Archive for the Category ◊ Refleksi ◊

25 May 2009 Jalan Santai Minggu Pagi
 |  Category: My Family, My Marriage, Refleksi  | Leave a Comment

Hari Minggu pagi aku dan Mas jalan santai berdua saja. Mumpung ada ayah ibuku yang tengah bertandang ke sini yang bisa menjaga anak-anak. Ternyata begitu menyegarkannya aktivitas sederhana itu. Menyegarkan badan, menyegarkan jiwa, menyegarkan pikiran, juga menyegarkan hubungan kami berdua.

Setiap orang yang sudah berumah tangga pasti sesekali merasakan kejenuhan dalam hubungan mereka, anak kadang menyita seluruh fokus dalam kehidupan sehingga kita lalu kehilangan waktu untuk pribadi, kehilangan waktu sebagai pribadi.

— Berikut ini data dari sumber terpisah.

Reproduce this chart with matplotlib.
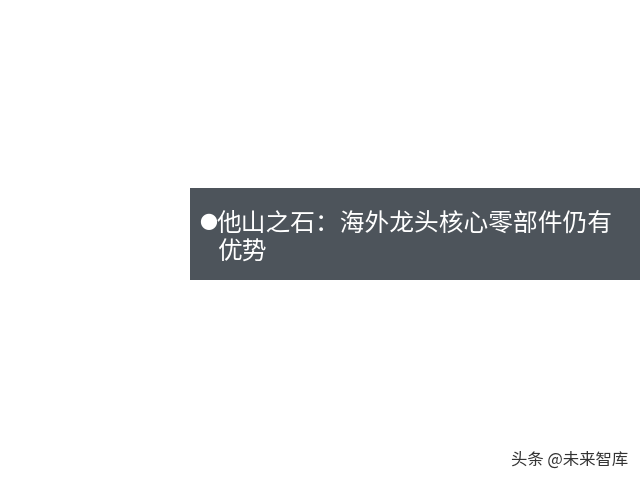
import matplotlib
matplotlib.use("Agg")
import matplotlib.pyplot as plt
from matplotlib.patches import Rectangle

plt.rcParams['font.family'] = ['Noto Sans CJK SC', 'DejaVu Sans']

bullet = "●"
title_line1 = "他山之石：海外龙头核心零部件仍有"
title_line2 = "优势"
watermark = "头条 @未来智库"

W, H = 640, 480
fig = plt.figure(figsize=(6.4, 4.8), dpi=100)
fig.patch.set_facecolor("white")

def px(x, y):
    return x / W, 1 - y / H

# dark banner
x0, y0 = px(190, 280)
fig.patches.append(Rectangle((x0, y0), (640 - 190) / W, (280 - 188) / H,
                             transform=fig.transFigure, facecolor="#4d545b",
                             edgecolor="none"))

fs = 17.8
fig.text(*px(199, 224), bullet, color="white", fontsize=13, va="center", ha="left")
fig.text(*px(217, 224), title_line1, color="white", fontsize=fs, va="center", ha="left")
fig.text(*px(217, 253), title_line2, color="white", fontsize=fs, va="center", ha="left")

fig.text(*px(628, 460), watermark, color="#333333", fontsize=11.8, va="center", ha="right")

fig.savefig("out.png", dpi=100, facecolor="white")
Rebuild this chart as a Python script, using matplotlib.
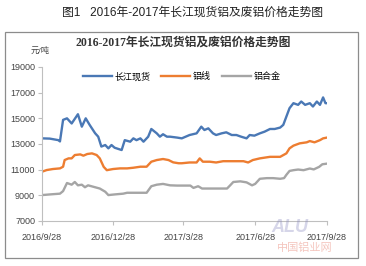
import pandas as pd
import matplotlib
matplotlib.use('Agg')
import matplotlib.pyplot as plt
import matplotlib.dates as mdates
from matplotlib.patches import Rectangle

plt.rcParams['font.family'] = ['Liberation Sans', 'Noto Sans CJK SC']

# 长江现货 (元/吨)
spot_dates = ['2016-09-28', '2016-10-08', '2016-10-19', '2016-10-21', '2016-10-25', '2016-10-30',
              '2016-11-05', '2016-11-13', '2016-11-18', '2016-11-23', '2016-11-28', '2016-12-05',
              '2016-12-09', '2016-12-13', '2016-12-18', '2016-12-22', '2016-12-26', '2016-12-30',
              '2017-01-08', '2017-01-12', '2017-01-19', '2017-01-23', '2017-01-27', '2017-02-01',
              '2017-02-05', '2017-02-11', '2017-02-15', '2017-02-22', '2017-02-26', '2017-03-02',
              '2017-03-07', '2017-03-11', '2017-03-20', '2017-03-26', '2017-04-05', '2017-04-14',
              '2017-04-20', '2017-04-24', '2017-04-29', '2017-05-05', '2017-05-09', '2017-05-16',
              '2017-05-22', '2017-05-29', '2017-06-04', '2017-06-10', '2017-06-17', '2017-06-21',
              '2017-06-27', '2017-07-04', '2017-07-10', '2017-07-17', '2017-07-23', '2017-07-30',
              '2017-08-03', '2017-08-07', '2017-08-11', '2017-08-16', '2017-08-22', '2017-08-26',
              '2017-08-31', '2017-09-06', '2017-09-10', '2017-09-15', '2017-09-19', '2017-09-23',
              '2017-09-26', '2017-09-28']
spot = [13440, 13420, 13300, 13200, 14880, 15000,
        14600, 15320, 14350, 15000, 14490, 13840,
        13570, 12800, 12920, 12660, 12920, 12710,
        12530, 13300, 13180, 13440, 13300, 13440,
        13180, 13570, 14170, 13830, 13570, 13760,
        13570, 13570, 13500, 13440, 13700, 13830,
        14350, 14090, 14220, 13830, 13700, 13830,
        13910, 13700, 13700, 13570, 13440, 13700,
        13650, 13830, 13960, 14170, 14170, 14280,
        14490, 15140, 15790, 16180, 16050, 16310,
        16050, 16180, 15920, 16310, 16050, 16630,
        16180, 16180]

# 铝线
wire_dates = ['2016-09-28', '2016-10-04', '2016-10-12', '2016-10-21', '2016-10-25', '2016-10-27',
              '2016-11-01', '2016-11-05', '2016-11-09', '2016-11-16', '2016-11-20', '2016-11-25',
              '2016-12-01', '2016-12-07', '2016-12-11', '2016-12-16', '2016-12-20', '2016-12-28',
              '2017-01-06', '2017-01-15', '2017-01-23', '2017-02-01', '2017-02-09', '2017-02-15',
              '2017-02-22', '2017-03-02', '2017-03-09', '2017-03-15', '2017-03-22', '2017-03-26',
              '2017-04-05', '2017-04-14', '2017-04-18', '2017-04-22', '2017-05-01', '2017-05-09',
              '2017-05-18', '2017-05-31', '2017-06-13', '2017-06-19', '2017-06-25', '2017-07-04',
              '2017-07-17', '2017-07-30', '2017-08-07', '2017-08-11', '2017-08-16', '2017-08-24',
              '2017-09-02', '2017-09-06', '2017-09-12', '2017-09-19', '2017-09-23', '2017-09-28']
wire = [10840, 10970, 11050, 11100, 11230, 11750,
        11880, 11880, 12140, 12190, 12090, 12220,
        12270, 12140, 11880, 11220, 10960, 11050,
        11100, 11100, 11150, 11230, 11230, 11620,
        11750, 11830, 11750, 11570, 11500, 11500,
        11560, 11560, 11880, 11620, 11620, 11560,
        11660, 11660, 11660, 11560, 11750, 11880,
        12000, 12000, 12270, 12660, 12870, 13050,
        13130, 13230, 13130, 13300, 13440, 13500]

# 铝合金
alloy_dates = ['2016-09-28', '2016-10-08', '2016-10-21', '2016-10-25', '2016-10-30', '2016-11-05',
               '2016-11-09', '2016-11-13', '2016-11-18', '2016-11-22', '2016-11-26', '2016-12-05',
               '2016-12-11', '2016-12-18', '2016-12-22', '2016-12-30', '2017-01-10', '2017-01-15',
               '2017-01-23', '2017-02-01', '2017-02-09', '2017-02-15', '2017-02-22', '2017-03-02',
               '2017-03-11', '2017-03-20', '2017-03-28', '2017-04-06', '2017-04-10', '2017-04-16',
               '2017-04-21', '2017-04-27', '2017-05-10', '2017-05-23', '2017-05-27', '2017-05-31',
               '2017-06-09', '2017-06-17', '2017-06-24', '2017-06-28', '2017-07-04', '2017-07-13',
               '2017-07-21', '2017-07-30', '2017-08-04', '2017-08-07', '2017-08-11', '2017-08-16',
               '2017-08-22', '2017-08-29', '2017-09-06', '2017-09-11', '2017-09-18', '2017-09-22',
               '2017-09-28']
alloy = [9020, 9070, 9130, 9330, 9960, 9830,
         10040, 9780, 9830, 9630, 9780, 9630,
         9530, 9280, 9020, 9070, 9130, 9200,
         9200, 9200, 9200, 9710, 9830, 9890,
         9780, 9760, 9760, 9760, 9580, 9710,
         9530, 9530, 9530, 9530, 9780, 10040,
         10090, 10010, 9780, 9890, 10290, 10340,
         10340, 10290, 10340, 10600, 10900, 10960,
         11010, 10960, 11090, 11020, 11220, 11420,
         11470]

y_ticks = [7000, 9000, 11000, 13000, 15000, 17000, 19000]
x_ticks = ['2016-09-28', '2016-12-28', '2017-03-28', '2017-06-28', '2017-09-28']

fig = plt.figure(figsize=(3.66, 2.66), dpi=100)
fig.patch.set_facecolor('white')

# outer frame of the chart area
fig.patches.append(Rectangle((4.5 / 366, 1 - 258 / 266), 353 / 366, 226 / 266,
                             transform=fig.transFigure, fill=False,
                             edgecolor='#8c8c8c', linewidth=0.9))

fig.text(0.525, 1 - 13 / 266, '图1   2016年-2017年长江现货铝及废铝价格走势图',
         ha='center', va='center', fontsize=8.5, color='#222222',
         family=['Liberation Sans', 'Noto Sans CJK SC'])
fig.text(0.50, 1 - 43 / 266, '2016-2017年长江现货铝及废铝价格走势图',
         ha='center', va='center', fontsize=8.5, fontweight='bold', color='#333333',
         family=['Liberation Serif', 'Noto Sans CJK SC'])
fig.text(40 / 366, 1 - 51 / 266, '元/吨', ha='center', va='center', fontsize=6, color='#444444')

ax = fig.add_axes([42 / 366, 1 - 221 / 266, 285 / 366, 154 / 266])
ax.plot(pd.to_datetime(spot_dates), spot, color='#4A78B5', linewidth=1.7, label='长江现货')
ax.plot(pd.to_datetime(wire_dates), wire, color='#ED7D31', linewidth=1.7, label='铝线')
ax.plot(pd.to_datetime(alloy_dates), alloy, color='#A5A5A5', linewidth=1.7, label='铝合金')

ax.set_ylim(7000, 19000)
ax.set_yticks(y_ticks)
ax.set_xlim(pd.Timestamp(x_ticks[0]), pd.Timestamp(x_ticks[-1]))
ax.set_xticks(pd.to_datetime(x_ticks))
ax.set_xticklabels([f'{d.year}/{d.month}/{d.day}' for d in pd.to_datetime(x_ticks)])

for s in ['top', 'right']:
    ax.spines[s].set_visible(False)
for s in ['left', 'bottom']:
    ax.spines[s].set_color('#bfbfbf')
    ax.spines[s].set_linewidth(0.8)
ax.tick_params(axis='both', labelsize=6.5, colors='#444444', length=3, width=0.8, pad=2)
ax.tick_params(axis='x', pad=6)
ax.tick_params(color='#bfbfbf')

ax.legend(loc='upper center', bbox_to_anchor=(0.49, 1.02), ncol=3, frameon=False,
          fontsize=6.5, handlelength=3.2, columnspacing=1.2, handletextpad=0.3)

# watermark
fig.text(305 / 366, 1 - 248 / 266, '中国铝业网', ha='center', va='center',
         fontsize=8, color='#f2b8ae', alpha=0.8)
fig.text(290 / 366, 1 - 227 / 266, 'ALU', ha='center', va='center', fontsize=13,
         fontweight='bold', style='italic', color='#8a8ac0', alpha=0.35)

fig.savefig('out.png', dpi=100)
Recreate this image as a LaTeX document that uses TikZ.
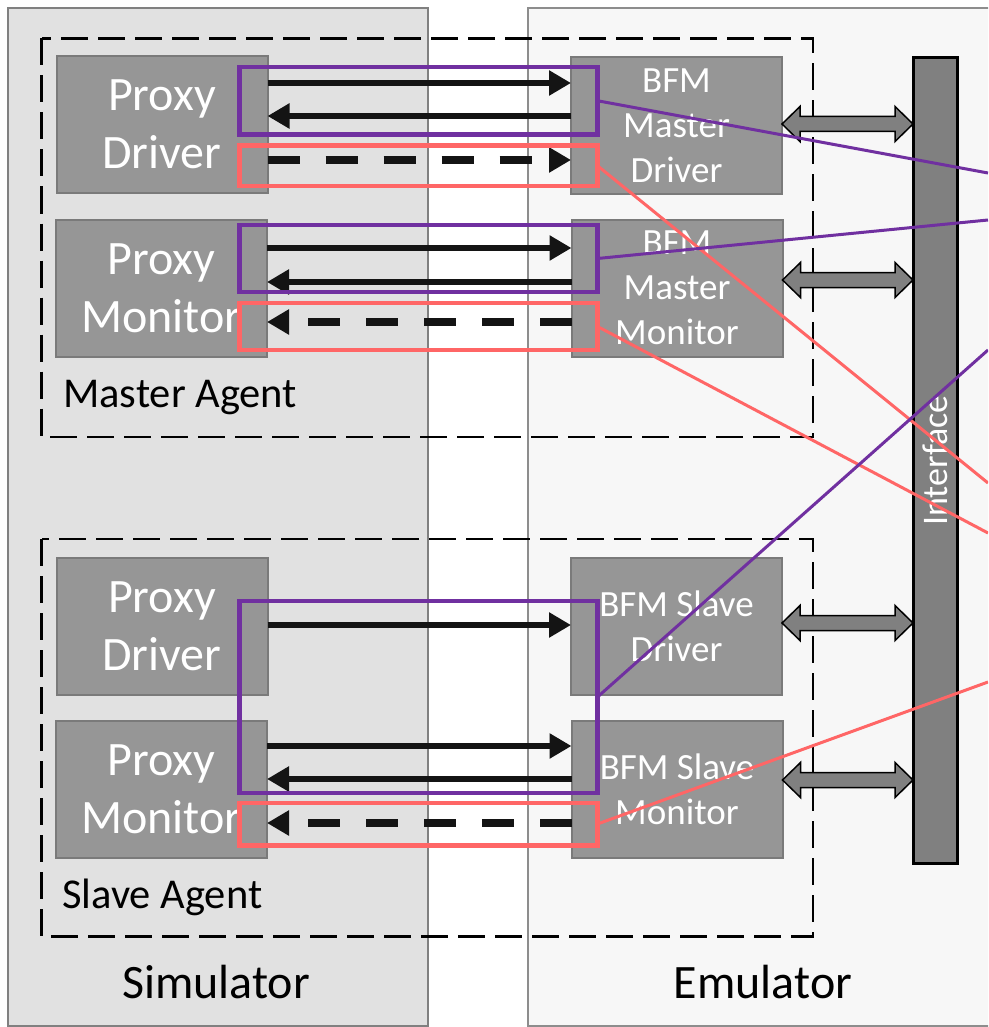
\documentclass[tikz,border=0pt]{standalone}
\usepackage{fontspec}
\setmainfont{Carlito}
\usetikzlibrary{arrows.meta,calc}

\definecolor{simfill}{RGB}{225,225,225}
\definecolor{emufill}{RGB}{247,247,247}
\definecolor{framegray}{RGB}{128,128,128}
\definecolor{blockfill}{RGB}{150,150,150}
\definecolor{blockedge}{RGB}{122,122,122}
\definecolor{busfill}{RGB}{128,128,128}
\definecolor{linkpurple}{RGB}{112,48,160}
\definecolor{linkred}{RGB}{255,102,102}
\definecolor{arrowblack}{RGB}{20,20,20}

% fat two-headed arrow between a block (east side) and the bus (west side) at height #3
\newcommand\fatlink[3]{%
  \draw[fatarrow] let \p1=(#1.east |- 0,#3), \p2=(#2.west |- 0,#3) in
    (\x1,\y1) -- (\x1+18pt,\y1+17.5pt) -- (\x1+18pt,\y1+7.5pt)
    -- (\x2-18pt,\y1+7.5pt) -- (\x2-18pt,\y1+17.5pt) -- (\x2,\y1)
    -- (\x2-18pt,\y1-17.5pt) -- (\x2-18pt,\y1-7.5pt)
    -- (\x1+18pt,\y1-7.5pt) -- (\x1+18pt,\y1-17.5pt) -- cycle;}

\begin{document}
\begin{tikzpicture}[x=1pt,y=-1pt,
  region/.style={line width=2pt},
  agentbox/.style={draw=black,line width=2.5pt,dash pattern=on 27pt off 10pt},
  block/.style={draw=blockedge,fill=blockfill,line width=2pt,
    minimum width=211pt,minimum height=137pt,inner sep=0pt,outer sep=0pt,
    text=white,align=center},
  proxy/.style={block,font=\fontsize{48}{58}\selectfont},
  bfm/.style={block,font=\fontsize{37}{45}\selectfont},
  bus/.style={draw=black,fill=busfill,line width=3pt,minimum width=44pt,
    minimum height=806pt,inner sep=0pt,outer sep=0pt},
  hlbox/.style={line width=4.5pt,minimum width=358pt,inner sep=0pt,outer sep=0pt},
  hlpurple/.style={hlbox,draw=linkpurple},
  hlred/.style={hlbox,draw=linkred},
  flow/.style={draw=arrowblack,line width=6.5pt,-{Triangle[length=22pt,width=24pt]}},
  flowdash/.style={flow,line width=8pt,dash pattern=on 32pt off 26pt},
  fatarrow/.style={draw=black,fill=busfill,line width=1.5pt,line join=miter},
  tiepurple/.style={draw=linkpurple,line width=3pt},
  tiered/.style={draw=linkred,line width=3pt},
  grouplabel/.style={font=\fontsize{42.5}{50}\selectfont,inner sep=0pt},
  sidelabel/.style={font=\fontsize{48}{57}\selectfont,inner sep=0pt}
]
\useasboundingbox (0,0) rectangle (988,1027);
\clip (0,0) rectangle (988,1027);
\fill[white] (0,0) rectangle (988,1027);

% simulator and emulator regions
\draw[region,draw=framegray,fill=simfill] (8,8) rectangle (427.5,1025.5);
\draw[region,draw=framegray!90,fill=emufill] (527.5,8) rectangle (1000,1026);

% agent groupings
\draw[agentbox] (41.5,38.5) rectangle (813,437);
\draw[agentbox] (41.5,539) rectangle (813,936.5);

% blocks
\node[proxy] (mpd) at (162,124.5) {Proxy\\Driver};
\node[proxy] (mpm) at (161.5,288) {Proxy\\Monitor};
\node[bfm]   (mbd) at (676.5,125.5) {BFM\\Master\\Driver};
\node[bfm]   (mbm) at (677,288) {BFM\\Master\\Monitor};
\node[proxy] (spd) at (162,626) {Proxy\\Driver};
\node[proxy] (spm) at (161.5,789) {Proxy\\Monitor};
\node[bfm]   (sbd) at (676.5,626.5) {BFM Slave\\Driver};
\node[bfm]   (sbm) at (677,789) {BFM Slave\\Monitor};

% interface bus
\node[bus] (bus) at (935,460.5) {};
\node[rotate=90,text=white,font=\fontsize{36}{43}\selectfont,inner sep=0pt] (buslabel) at (bus.center) {Interface};

% labels
\node[grouplabel,anchor=base west] (mlabel) at (63,407) {Master Agent};
\node[grouplabel,anchor=base west] (slabel) at (62,908) {Slave Agent};
\node[sidelabel,anchor=base] (simlabel) at (216,998) {Simulator};
\node[sidelabel,anchor=base] (emulabel) at (763,998) {Emulator};

% transaction flows, master side
\draw[flow] (mpd.east |- 0,83) -- (mbd.west |- 0,83);
\draw[flow] (mbd.west |- 0,116) -- (mpd.east |- 0,116);
\draw[flowdash] (mpd.east |- 0,160) -- (mbd.west |- 0,160);
\draw[flow] (mpm.east |- 0,248) -- (mbm.west |- 0,248);
\draw[flow] (mbm.west |- 0,282) -- (mpm.east |- 0,282);
\draw[flowdash] (mbm.west |- 0,322) -- (mpm.east |- 0,322);

% transaction flows, slave side
\draw[flow] (spd.east |- 0,625) -- (sbd.west |- 0,625);
\draw[flow] (spm.east |- 0,746) -- (sbm.west |- 0,746);
\draw[flow] (sbm.west |- 0,779) -- (spm.east |- 0,779);
\draw[flowdash] (sbm.west |- 0,823) -- (spm.east |- 0,823);

% bus connections
\fatlink{mbd}{bus}{124}
\fatlink{mbm}{bus}{280}
\fatlink{sbd}{bus}{623}
\fatlink{sbm}{bus}{780}

% channel highlights
\node[hlpurple,minimum height=67.5pt] (hp1) at (418.5,100.75) {};
\node[hlred,minimum height=40.5pt]    (hr1) at (418.5,165.75) {};
\node[hlpurple,minimum height=67pt]   (hp2) at (418.5,258.5) {};
\node[hlred,minimum height=47pt]      (hr2) at (418.5,326.5) {};
\node[hlpurple,minimum height=192pt]  (hp3) at (418.5,697) {};
\node[hlred,minimum height=42.5pt]    (hr3) at (418.5,824) {};

% leads running off to the right
\coordinate (ep1) at (988,173);
\coordinate (er1) at (988,483);
\coordinate (ep2) at (988,220);
\coordinate (er2) at (988,533);
\coordinate (ep3) at (988,350);
\coordinate (er3) at (988,682);
\draw[tiepurple] (hp1.east) -- (ep1);
\draw[tiered]    (hr1.east) -- (er1);
\draw[tiepurple] (hp2.east) -- (ep2);
\draw[tiered]    (hr2.east) -- (er2);
\draw[tiepurple] (hp3.east) -- (ep3);
\draw[tiered]    (hr3.east) -- (er3);
\end{tikzpicture}
\end{document}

Pagi itu, dengan santai kami membicarakan rencana-rencana kami ke depan. Apa yang Mas ingin lakukan, bagaimana kira-kira cara mewujudkan rencana itu. Apa yang ingin kulakukan dan suamiku lantas memberi masukan bagaimana melakukannya. Yang mengejutkan adalah, di luar kebiasaan, kami sama sekali tidak memperbincangkan soal anak. Hanya tentang diri kami sendiri. And we not feel sorry about that. Bahkan merasa harus melakukannya secara berkala, artinya melepaskan topik tentang anak dari hidup kami sesekali. Dan kurasa itu bukanlah sifat egois. Bagaimanapun orang tua adalah pribadi yang harus bertumbuh secara utuh, terlepas dari peran mereka sebagai ‘ayah’ dan ‘ibu’.

Salah satu cara orang tua mengayomi dan membuat anak merasa aman adalah dengan menunjukkan hubungan kasih sayang yang kuat di antara mereka. Tapi kadang kesibukan menggerus sedikit demi sedikit hubungan itu. Seolah ‘aku’ dan ‘kamu’ tiada dan harus selalu melebur menjadi ‘kita’.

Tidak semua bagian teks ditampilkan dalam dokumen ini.